月記「しがらみ」

 しがらみを増して感じる月だった。蜘蛛の横糸が絡まったみたいにべたべたして、捕らわれた虫の気持ちを想像したりした。前々からの友人の誘いを断ることもあったし、仕事も休んだし、青空を仰いだ記憶もない。空はいつも暮れていた。そんなふうにしがらみを見た。
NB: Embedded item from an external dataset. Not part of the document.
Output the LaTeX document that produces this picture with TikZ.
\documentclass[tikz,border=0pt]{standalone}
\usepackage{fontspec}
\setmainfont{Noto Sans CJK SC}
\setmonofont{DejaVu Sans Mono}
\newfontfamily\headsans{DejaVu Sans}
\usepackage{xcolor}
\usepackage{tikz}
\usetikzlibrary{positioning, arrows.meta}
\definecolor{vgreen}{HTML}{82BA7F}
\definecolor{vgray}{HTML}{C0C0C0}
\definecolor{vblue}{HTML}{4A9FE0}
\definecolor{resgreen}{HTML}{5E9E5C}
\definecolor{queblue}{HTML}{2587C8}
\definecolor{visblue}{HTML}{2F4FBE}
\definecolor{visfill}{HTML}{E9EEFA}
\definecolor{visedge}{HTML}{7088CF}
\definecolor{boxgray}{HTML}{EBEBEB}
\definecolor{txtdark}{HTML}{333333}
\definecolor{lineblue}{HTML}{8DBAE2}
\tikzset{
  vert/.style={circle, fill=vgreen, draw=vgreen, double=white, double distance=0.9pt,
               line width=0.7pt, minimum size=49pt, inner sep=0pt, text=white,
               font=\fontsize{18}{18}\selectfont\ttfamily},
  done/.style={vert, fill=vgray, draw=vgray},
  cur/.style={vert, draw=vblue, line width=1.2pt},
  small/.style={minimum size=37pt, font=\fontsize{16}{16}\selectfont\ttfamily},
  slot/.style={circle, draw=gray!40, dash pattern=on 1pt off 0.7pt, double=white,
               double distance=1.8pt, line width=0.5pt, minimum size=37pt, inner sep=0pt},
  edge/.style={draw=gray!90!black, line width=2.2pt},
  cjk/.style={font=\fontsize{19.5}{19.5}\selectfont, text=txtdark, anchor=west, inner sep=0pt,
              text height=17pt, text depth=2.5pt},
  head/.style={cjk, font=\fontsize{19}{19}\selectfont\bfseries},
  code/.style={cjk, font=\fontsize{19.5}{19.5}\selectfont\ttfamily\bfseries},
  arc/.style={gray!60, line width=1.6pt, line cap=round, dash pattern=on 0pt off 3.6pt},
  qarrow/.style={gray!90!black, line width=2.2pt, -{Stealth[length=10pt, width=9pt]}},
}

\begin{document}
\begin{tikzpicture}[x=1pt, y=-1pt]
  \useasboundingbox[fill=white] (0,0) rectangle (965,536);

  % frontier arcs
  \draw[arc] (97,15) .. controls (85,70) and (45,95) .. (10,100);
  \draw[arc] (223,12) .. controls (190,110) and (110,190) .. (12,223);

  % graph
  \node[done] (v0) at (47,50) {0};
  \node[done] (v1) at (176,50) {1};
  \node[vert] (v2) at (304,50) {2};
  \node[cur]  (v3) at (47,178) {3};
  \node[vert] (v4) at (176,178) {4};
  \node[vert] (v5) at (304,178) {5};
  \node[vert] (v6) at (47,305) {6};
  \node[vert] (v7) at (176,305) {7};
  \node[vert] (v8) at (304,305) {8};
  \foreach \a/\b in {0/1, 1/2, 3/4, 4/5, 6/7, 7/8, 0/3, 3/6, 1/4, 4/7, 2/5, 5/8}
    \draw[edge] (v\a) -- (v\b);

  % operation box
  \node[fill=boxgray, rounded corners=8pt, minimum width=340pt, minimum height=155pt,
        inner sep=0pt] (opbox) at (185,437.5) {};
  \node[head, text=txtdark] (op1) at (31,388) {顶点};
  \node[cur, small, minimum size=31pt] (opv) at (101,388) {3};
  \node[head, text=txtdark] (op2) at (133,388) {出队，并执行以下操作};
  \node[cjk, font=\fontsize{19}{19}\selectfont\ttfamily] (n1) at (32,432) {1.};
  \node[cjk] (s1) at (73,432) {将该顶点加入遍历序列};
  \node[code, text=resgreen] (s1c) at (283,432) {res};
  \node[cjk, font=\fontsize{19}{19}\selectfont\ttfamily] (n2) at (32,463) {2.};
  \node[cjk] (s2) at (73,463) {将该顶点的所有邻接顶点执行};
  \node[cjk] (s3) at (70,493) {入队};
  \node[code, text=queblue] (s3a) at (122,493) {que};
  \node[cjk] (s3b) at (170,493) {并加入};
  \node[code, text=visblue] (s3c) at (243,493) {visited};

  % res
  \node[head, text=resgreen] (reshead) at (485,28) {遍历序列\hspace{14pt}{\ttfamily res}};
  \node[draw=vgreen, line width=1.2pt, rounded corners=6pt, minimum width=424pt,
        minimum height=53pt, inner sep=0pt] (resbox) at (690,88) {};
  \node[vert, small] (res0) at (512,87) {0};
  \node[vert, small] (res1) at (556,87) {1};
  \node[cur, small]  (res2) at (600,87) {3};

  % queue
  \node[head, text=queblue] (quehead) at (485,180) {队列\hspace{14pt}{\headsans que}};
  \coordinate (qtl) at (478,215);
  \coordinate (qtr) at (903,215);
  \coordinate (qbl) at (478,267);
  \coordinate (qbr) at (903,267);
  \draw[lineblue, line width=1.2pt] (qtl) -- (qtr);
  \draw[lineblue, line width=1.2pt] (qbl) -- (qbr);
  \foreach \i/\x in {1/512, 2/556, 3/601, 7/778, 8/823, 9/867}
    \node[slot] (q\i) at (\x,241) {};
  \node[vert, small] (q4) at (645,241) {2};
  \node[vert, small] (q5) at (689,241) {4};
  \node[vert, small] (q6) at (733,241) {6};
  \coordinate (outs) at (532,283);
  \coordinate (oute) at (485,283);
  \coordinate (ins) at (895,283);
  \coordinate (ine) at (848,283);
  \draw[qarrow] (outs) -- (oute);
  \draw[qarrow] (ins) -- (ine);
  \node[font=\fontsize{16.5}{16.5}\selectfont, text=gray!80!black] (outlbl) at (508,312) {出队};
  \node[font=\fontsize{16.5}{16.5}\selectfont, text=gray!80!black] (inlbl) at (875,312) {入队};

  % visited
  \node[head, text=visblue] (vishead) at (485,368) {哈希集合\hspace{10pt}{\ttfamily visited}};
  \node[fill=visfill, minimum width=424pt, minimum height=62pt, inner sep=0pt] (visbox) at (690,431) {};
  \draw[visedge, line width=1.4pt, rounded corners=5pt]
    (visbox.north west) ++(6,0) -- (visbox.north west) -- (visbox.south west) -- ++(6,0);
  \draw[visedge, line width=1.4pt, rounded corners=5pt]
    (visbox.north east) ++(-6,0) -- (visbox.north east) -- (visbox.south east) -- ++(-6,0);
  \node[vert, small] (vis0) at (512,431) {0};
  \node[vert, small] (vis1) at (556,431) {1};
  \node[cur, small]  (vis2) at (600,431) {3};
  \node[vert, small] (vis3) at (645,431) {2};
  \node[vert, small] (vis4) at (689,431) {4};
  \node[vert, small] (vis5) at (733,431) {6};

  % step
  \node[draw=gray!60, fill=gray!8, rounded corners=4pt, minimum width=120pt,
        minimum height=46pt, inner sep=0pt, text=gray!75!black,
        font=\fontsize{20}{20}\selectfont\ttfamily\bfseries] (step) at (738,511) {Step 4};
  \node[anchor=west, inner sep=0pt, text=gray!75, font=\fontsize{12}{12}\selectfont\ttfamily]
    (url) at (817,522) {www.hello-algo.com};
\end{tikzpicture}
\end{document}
 水流をせき止めるため、川の中に杭を打ち並べ、それに木の枝や竹を結び付けたものを柵(しがらみ)という。ともすれば水の側に立ちたくなる不思議があり、気ままに流れてはいられない心持ちはどれほどだろう、濁流であれ、低きに流れるであれ、水の成すことなのに。月の終わりくらいまではそう思っていた。
 水への親しみ深さについては色々あるが、実際のところ、それだけで月日を過ごしてはいない。ひるがえって人の側に立てば、柵(しがらみ)は土が崩れるのを防ぐためにも使われる。広い役割を思わずにはいられなかった。生活を守る知恵の一面を知りながら、しかし水も土もとなれば邪魔ものにも感じられるのだろうし、引け目も起きるだろう。わたしはためらって、結局全部を嫌いにはなれなかった。

 水の都合と人の都合とのあいだで、じっとエネルギーを受け止めているしがらみ。それを見つめる月になったともいえる。蜘蛛の横糸のイメージはなくなっていた。虫の気持ちもない。水は流れるし、人は守るけれど、しがらみのそばに立ってためらう心にはなぜか、強く惹かれている。